Figuring out what you want to say is tough and determining what most appropriately warrants your care and attention can be equally opaque. In the electronic-tinged Was All Talk Vile admits ‘there was a time in my life when they thought I was all talk’ but at his most loudly exerted, in the grungy Neil Young homage KV Crimes, he contends ‘I think I’m ready to claim what’s mine, rightfully’. During the subdued and exquisitely gliding Too Hard, Vile makes a pledge of solidarity, ‘I will promise to do my very best for you, that won’t be too hard,’ while also admitting to encroaching frailty ‘even though I’m just human after all’. Although the statement comes with a pre-emptive concession, it’s so humanely professed that failure to meet the proposed duty is evidence of a universal resistance that tinctures our lives.

This isn’t background music, nor is it frazzled stoner meandering, as stated in meditative album closer Goldtone, ‘you’d think I was stoned, but I never – as they say – touch the stuff’. Even when the vocals are a feathery warble (on the aforementioned Too Hard) the melodies don’t peter out into dusty chaos with the passing breeze.
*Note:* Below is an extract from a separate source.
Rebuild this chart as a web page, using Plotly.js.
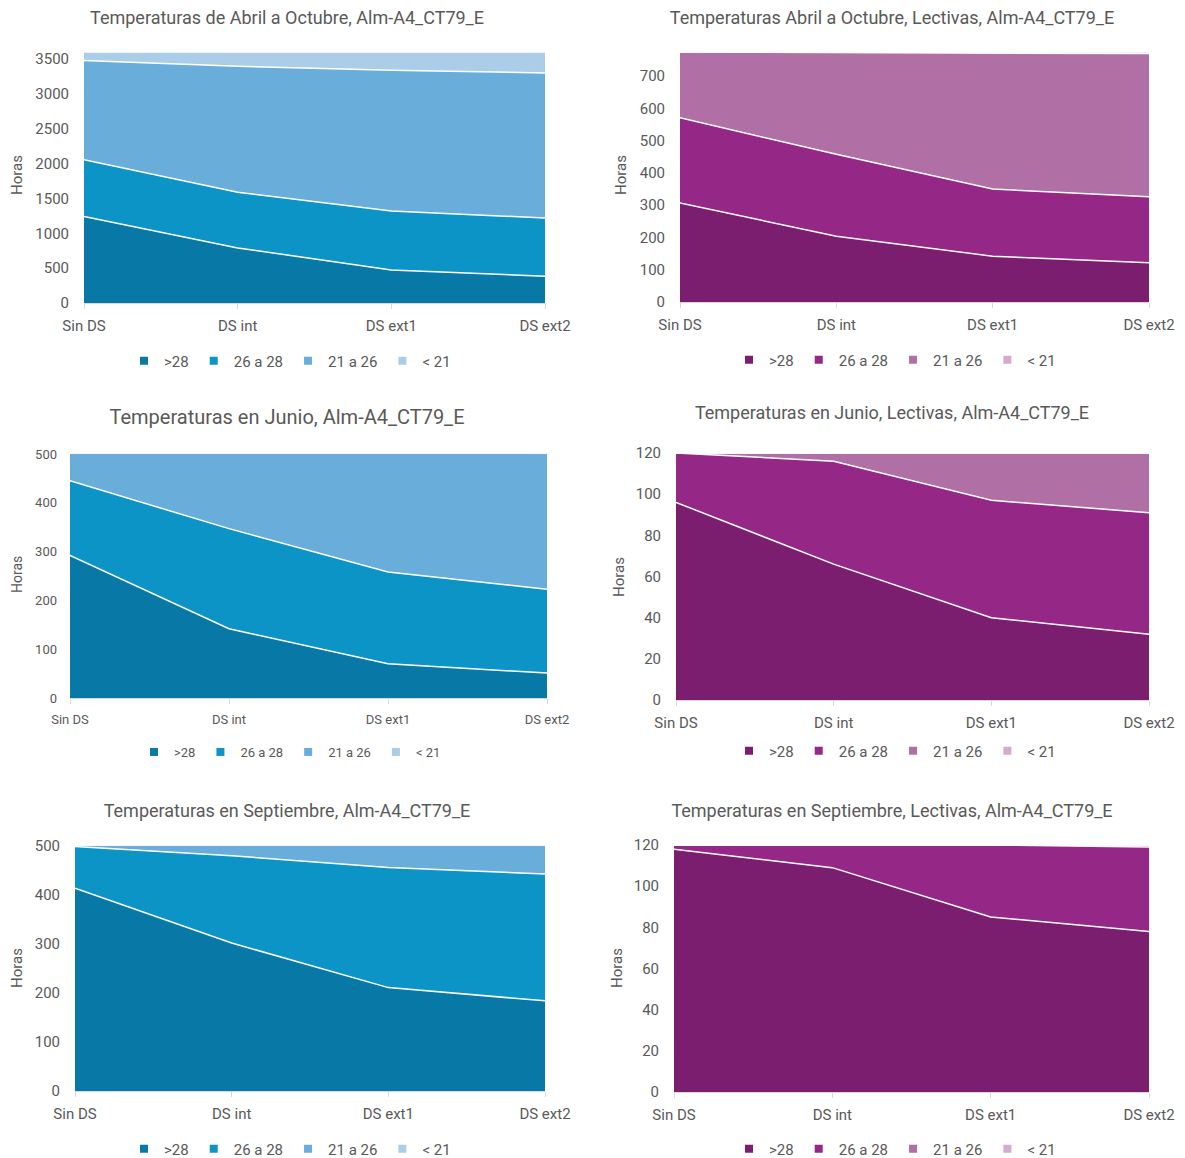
<!DOCTYPE html>
<html>
<head>
<meta charset="utf-8">
<script src="https://cdn.plot.ly/plotly-3.0.1.min.js"></script>
<style>
  body { margin:0; padding:0; background:#fff; width:1185px; height:1158px; position:relative; overflow:hidden; }
  .ch { position:absolute; }
</style>
</head>
<body>
<div id="c1" class="ch" style="left:0px;top:0px;width:592px;height:385px;"></div>
<div id="c2" class="ch" style="left:592px;top:0px;width:593px;height:385px;"></div>
<div id="c3" class="ch" style="left:0px;top:390px;width:592px;height:385px;"></div>
<div id="c4" class="ch" style="left:592px;top:390px;width:593px;height:385px;"></div>
<div id="c5" class="ch" style="left:0px;top:785px;width:592px;height:373px;"></div>
<div id="c6" class="ch" style="left:592px;top:785px;width:593px;height:373px;"></div>
<script>
// ---------- DATA ----------
const categories = ['Sin DS', 'DS int', 'DS ext1', 'DS ext2'];
const seriesNames = ['>28', '26 a 28', '21 a 26', '< 21'];

// Temperaturas de Abril a Octubre
const abrOct_gt28   = [1240, 790, 475, 383];
const abrOct_26a28  = [816, 798, 845, 836];
const abrOct_21a26  = [1421, 1807, 2018, 2081];
const abrOct_lt21   = [123, 205, 262, 300];

// Temperaturas Abril a Octubre, Lectivas
const abrOctLect_gt28  = [307, 204, 142, 122];
const abrOctLect_26a28 = [264, 254, 208, 204];
const abrOctLect_21a26 = [204, 315, 422, 444];
const abrOctLect_lt21  = [0, 2, 3, 5];

// Temperaturas en Junio
const jun_gt28  = [292, 142, 70, 51];
const jun_26a28 = [153, 205, 188, 172];
const jun_21a26 = [57, 155, 244, 279];
const jun_lt21  = [0, 0, 0, 0];

// Temperaturas en Junio, Lectivas
const junLect_gt28  = [96, 66, 40, 32];
const junLect_26a28 = [24, 50, 57, 59];
const junLect_21a26 = [0, 4, 23, 29];
const junLect_lt21  = [0, 0, 0, 0];

// Temperaturas en Septiembre
const sep_gt28  = [414, 302, 211, 184];
const sep_26a28 = [85, 178, 245, 259];
const sep_21a26 = [3, 22, 46, 59];
const sep_lt21  = [0, 0, 0, 0];

// Temperaturas en Septiembre, Lectivas
const sepLect_gt28  = [118, 109, 85, 78];
const sepLect_26a28 = [2, 11, 35, 41];
const sepLect_21a26 = [0, 0, 0, 1];
const sepLect_lt21  = [0, 0, 0, 0];

// ---------- STYLE ----------
const blueColors   = ['#0879a6', '#0d94c7', '#69aedb', '#abcde8'];
const purpleColors = ['#7b1e6f', '#952787', '#b070a6', '#d4aacd'];
const FONT = 'Roboto, "Liberation Sans", Arial, sans-serif';
const TXT = '#595959';

function makeChart(id, cfg) {
  const W = cfg.w, H = cfg.h;
  const traces = [];
  cfg.series.forEach((vals, i) => {
    traces.push({
      type: 'scatter', mode: 'lines', x: categories, y: vals,
      stackgroup: 'one', name: seriesNames[i],
      fillcolor: cfg.colors[i],
      line: { color: '#ffffff', width: 1.5, shape: 'linear' },
      showlegend: false, hoverinfo: 'skip'
    });
  });
  seriesNames.forEach((n, i) => {
    traces.push({
      type: 'scatter', mode: 'markers', x: [null], y: [null], name: n,
      marker: { symbol: 'square', size: 8, color: cfg.colors[i] },
      showlegend: true, hoverinfo: 'skip'
    });
  });
  const plotW = W - cfg.l - cfg.r;
  const layout = {
    width: W, height: H,
    margin: { l: cfg.l, r: cfg.r, t: cfg.t, b: cfg.b, pad: 0 },
    paper_bgcolor: '#ffffff', plot_bgcolor: '#ffffff',
    font: { family: FONT, color: TXT, size: cfg.tick },
    title: {
      text: cfg.title, font: { family: FONT, size: cfg.titleSize, color: TXT },
      xref: 'container', yref: 'container', x: cfg.titleX / W, y: 1 - cfg.titleY / H,
      xanchor: 'center', yanchor: 'middle'
    },
    xaxis: {
      type: 'category', categoryarray: categories, range: [0, 3],
      showgrid: false, zeroline: false, showline: true, linecolor: '#d9d9d9', linewidth: 1,
      ticks: 'outside', ticklen: 5, tickcolor: '#d9d9d9', tickwidth: 1,
      ticklabelstandoff: 4,
      tickfont: { family: FONT, size: cfg.xtick, color: TXT },
      fixedrange: true
    },
    yaxis: {
      range: cfg.yrange, dtick: cfg.dtick, tick0: 0,
      showgrid: false, zeroline: false, showline: false, ticks: '',
      ticklabelstandoff: cfg.ystand,
      tickfont: { family: FONT, size: cfg.tick, color: TXT },
      fixedrange: true
    },
    legend: {
      orientation: 'h', xref: 'container', yref: 'container', traceorder: 'normal',
      x: cfg.legX / W, y: 1 - cfg.legY / H, xanchor: 'center', yanchor: 'middle',
      font: { family: FONT, size: cfg.legSize, color: TXT },
      itemwidth: 30, tracegroupgap: 0, bgcolor: 'rgba(0,0,0,0)'
    },
    annotations: [{
      text: 'Horas', textangle: -90, showarrow: false,
      xref: 'paper', yref: 'paper',
      x: (cfg.yTitleX - cfg.l) / plotW, y: 1 - (cfg.yTitleY - cfg.t) / (H - cfg.t - cfg.b),
      xanchor: 'center', yanchor: 'middle',
      font: { family: FONT, size: cfg.yTitleSize, color: TXT }
    }],
    showlegend: true
  };
  Plotly.newPlot(id, traces, layout, { displayModeBar: false, staticPlot: true });
}

makeChart('c1', {
  w: 592, h: 385, l: 84, r: 47, t: 52, b: 82,
  title: 'Temperaturas de Abril a Octubre, Alm-A4_CT79_E', titleSize: 18, titleX: 287, titleY: 18,
  series: [abrOct_gt28, abrOct_26a28, abrOct_21a26, abrOct_lt21], colors: blueColors,
  yrange: [0, 3600], dtick: 500, tick: 15, xtick: 15, ystand: 14,
  legX: 290, legY: 361, legSize: 15, yTitleX: 17, yTitleY: 175, yTitleSize: 15
});
makeChart('c2', {
  w: 593, h: 385, l: 88, r: 36, t: 52, b: 83,
  title: 'Temperaturas Abril a Octubre, Lectivas, Alm-A4_CT79_E', titleSize: 18, titleX: 300, titleY: 18,
  series: [abrOctLect_gt28, abrOctLect_26a28, abrOctLect_21a26, abrOctLect_lt21], colors: purpleColors,
  yrange: [0, 775], dtick: 100, tick: 15, xtick: 15, ystand: 14,
  legX: 303, legY: 360, legSize: 15, yTitleX: 29, yTitleY: 175, yTitleSize: 15
});
makeChart('c3', {
  w: 592, h: 385, l: 70, r: 45, t: 63, b: 77,
  title: 'Temperaturas en Junio, Alm-A4_CT79_E', titleSize: 20, titleX: 287, titleY: 27,
  series: [jun_gt28, jun_26a28, jun_21a26, jun_lt21], colors: blueColors,
  yrange: [0, 502], dtick: 100, tick: 13, xtick: 13, ystand: 12,
  legX: 290, legY: 362, legSize: 13, yTitleX: 17, yTitleY: 185, yTitleSize: 14
});
makeChart('c4', {
  w: 593, h: 385, l: 84, r: 36, t: 63, b: 75,
  title: 'Temperaturas en Junio, Lectivas, Alm-A4_CT79_E', titleSize: 18, titleX: 300, titleY: 23,
  series: [junLect_gt28, junLect_26a28, junLect_21a26, junLect_lt21], colors: purpleColors,
  yrange: [0, 120], dtick: 20, tick: 15, xtick: 15, ystand: 14,
  legX: 303, legY: 361, legSize: 15, yTitleX: 27, yTitleY: 187, yTitleSize: 15
});
makeChart('c5', {
  w: 592, h: 373, l: 75, r: 47, t: 60, b: 67,
  title: 'Temperaturas en Septiembre, Alm-A4_CT79_E', titleSize: 18, titleX: 287, titleY: 26,
  series: [sep_gt28, sep_26a28, sep_21a26, sep_lt21], colors: blueColors,
  yrange: [0, 502], dtick: 100, tick: 15, xtick: 15, ystand: 14,
  legX: 290, legY: 364, legSize: 15, yTitleX: 17, yTitleY: 183, yTitleSize: 15
});
makeChart('c6', {
  w: 593, h: 373, l: 82, r: 36, t: 60, b: 66,
  title: 'Temperaturas en Septiembre, Lectivas, Alm-A4_CT79_E', titleSize: 18, titleX: 300, titleY: 26,
  series: [sepLect_gt28, sepLect_26a28, sepLect_21a26, sepLect_lt21], colors: purpleColors,
  yrange: [0, 120], dtick: 20, tick: 15, xtick: 15, ystand: 14,
  legX: 303, legY: 364, legSize: 15, yTitleX: 25, yTitleY: 183, yTitleSize: 15
});
</script>
</body>
</html>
Guitars dominate and sometimes the vocals can be obscured, but this is a reflection of the narrator’s fleeting excitement being disrupted by doubt-inducing variables.

Sonically the album is very immediate and John Agnello’s production captures the band with clarity. Many songs end with an instrumental repeating chord progression that gradually builds but never quite sizzles. As a result, each song (most exceeding six minutes) incites an image sequence in the mind of the listener that accompanies the narrative suggestions. It’s a continuation of the mood established that gestures it’s now time to proceed with your own inner-exploration from this stimulated vantage point.

Kurt Vile doesn’t force his way into your psyche, he calmly creeps in. But once he’s entered it’s not simply to be nice and affable. Wakin On A Pretty Daze exemplifies art’s ability to return us to things we already knew but have misplaced due to the fabricated seriousness demanded by everyday trivialities.